Nguyen Dac Hung, director of the Education and Training Department under the Central Propaganda Committee, said: "After two years of implementation, the circular has basically succeeded."

However, teachers don’t think so. A survey conducted by the Vietnam Association for Educational Psychology Science of 630 teachers and 30 headmasters of the primary schools in five cities and provinces, including Hanoi, Hai Duong, Hoa Binh, Phu Tho and Da Nang found that teachers don’t like the new regulation.

According to Vu Trong Ry from the association, 64 percent of teachers think the circular ‘has made students lazier’, while 63.6 percent say it ’does not encourage students to make bigger efforts to better themselves in learning’.

Answering the question about student learning results after the circular was issued, 40 percent said the learning results were worse, while 48.6 percent said the results were the same.

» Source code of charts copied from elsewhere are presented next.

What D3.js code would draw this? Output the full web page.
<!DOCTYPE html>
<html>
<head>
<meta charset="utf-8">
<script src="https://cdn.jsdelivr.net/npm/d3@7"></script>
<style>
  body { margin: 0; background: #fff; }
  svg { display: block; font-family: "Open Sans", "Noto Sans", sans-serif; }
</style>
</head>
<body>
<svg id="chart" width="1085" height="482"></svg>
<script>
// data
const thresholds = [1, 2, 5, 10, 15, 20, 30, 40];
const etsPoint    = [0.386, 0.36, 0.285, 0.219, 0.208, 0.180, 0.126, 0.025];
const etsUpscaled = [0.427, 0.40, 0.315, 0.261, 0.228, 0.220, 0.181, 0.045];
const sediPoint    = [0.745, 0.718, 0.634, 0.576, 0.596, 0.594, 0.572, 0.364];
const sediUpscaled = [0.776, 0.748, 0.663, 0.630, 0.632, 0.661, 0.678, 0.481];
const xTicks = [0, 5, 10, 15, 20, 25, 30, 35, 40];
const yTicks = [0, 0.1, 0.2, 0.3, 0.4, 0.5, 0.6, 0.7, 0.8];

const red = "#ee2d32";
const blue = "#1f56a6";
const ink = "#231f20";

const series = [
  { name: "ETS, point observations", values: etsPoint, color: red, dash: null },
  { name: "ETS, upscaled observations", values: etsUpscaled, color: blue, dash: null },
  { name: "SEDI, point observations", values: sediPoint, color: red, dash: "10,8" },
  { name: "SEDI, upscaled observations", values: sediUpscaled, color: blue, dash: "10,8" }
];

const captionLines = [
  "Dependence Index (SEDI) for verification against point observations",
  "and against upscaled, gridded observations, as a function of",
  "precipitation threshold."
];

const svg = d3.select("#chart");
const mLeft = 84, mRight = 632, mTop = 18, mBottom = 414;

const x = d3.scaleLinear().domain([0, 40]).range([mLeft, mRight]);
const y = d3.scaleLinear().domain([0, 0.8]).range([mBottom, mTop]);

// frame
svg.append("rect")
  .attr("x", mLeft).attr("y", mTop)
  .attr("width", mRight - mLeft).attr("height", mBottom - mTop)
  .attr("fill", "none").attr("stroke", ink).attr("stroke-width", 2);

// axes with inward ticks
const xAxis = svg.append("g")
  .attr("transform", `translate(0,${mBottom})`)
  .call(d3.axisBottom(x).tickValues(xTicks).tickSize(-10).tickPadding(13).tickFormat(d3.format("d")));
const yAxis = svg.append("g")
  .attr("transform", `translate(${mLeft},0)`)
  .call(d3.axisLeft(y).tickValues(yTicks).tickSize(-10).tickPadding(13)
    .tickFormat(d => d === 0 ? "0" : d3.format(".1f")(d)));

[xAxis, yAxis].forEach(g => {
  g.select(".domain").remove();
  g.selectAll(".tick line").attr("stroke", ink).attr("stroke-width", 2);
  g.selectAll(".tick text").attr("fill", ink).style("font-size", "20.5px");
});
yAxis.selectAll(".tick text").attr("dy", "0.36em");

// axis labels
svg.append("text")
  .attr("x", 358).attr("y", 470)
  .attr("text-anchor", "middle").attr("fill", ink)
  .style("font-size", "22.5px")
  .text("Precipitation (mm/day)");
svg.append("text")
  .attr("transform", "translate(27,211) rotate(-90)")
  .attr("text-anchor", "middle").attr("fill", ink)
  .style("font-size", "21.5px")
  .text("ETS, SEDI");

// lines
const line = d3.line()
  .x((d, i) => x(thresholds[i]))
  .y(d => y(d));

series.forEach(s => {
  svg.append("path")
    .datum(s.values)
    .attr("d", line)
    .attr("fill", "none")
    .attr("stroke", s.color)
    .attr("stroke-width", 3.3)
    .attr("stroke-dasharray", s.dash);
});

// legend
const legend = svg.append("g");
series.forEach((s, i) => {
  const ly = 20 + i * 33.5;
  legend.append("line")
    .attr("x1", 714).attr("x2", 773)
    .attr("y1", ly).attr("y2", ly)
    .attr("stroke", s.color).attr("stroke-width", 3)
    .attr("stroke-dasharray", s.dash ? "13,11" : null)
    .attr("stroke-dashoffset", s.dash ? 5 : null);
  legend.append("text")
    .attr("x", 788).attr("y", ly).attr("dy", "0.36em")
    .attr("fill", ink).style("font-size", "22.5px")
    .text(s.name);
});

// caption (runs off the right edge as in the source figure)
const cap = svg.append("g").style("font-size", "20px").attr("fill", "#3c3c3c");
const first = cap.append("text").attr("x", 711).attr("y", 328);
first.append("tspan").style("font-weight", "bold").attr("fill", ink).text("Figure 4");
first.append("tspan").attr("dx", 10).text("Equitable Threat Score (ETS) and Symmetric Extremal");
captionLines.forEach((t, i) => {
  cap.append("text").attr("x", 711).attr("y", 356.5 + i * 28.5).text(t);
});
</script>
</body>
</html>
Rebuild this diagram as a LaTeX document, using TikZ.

While educators keep different viewpoints about the necessity and the effects of the new regulation, most of them affirmed that teachers had become much busier. 

This has been confirmed by schools’ headmasters and management officers.

It takes one primary school teacher 92 minutes a day at least to writ their comments and they have to work hard, including at break time.

A parent commented on her Facebook that though teachers have to spend time to make comments, the comments were useless.

“The comments like ‘you need to make bigger efforts’, ‘you have made progress recently’, or ‘you write carelessly’ cannot help students recognize their strength and weakness,” she said.

“The circular cannot create a teaching and learning motive for both teachers and students, and it does not allow to differentiate the quality of learners. If MOET does not make adjustment to the circular, this will lead to a decline in quality of an entire generation of students,” said Nguyen Ke Hao from the Hanoi University of Education.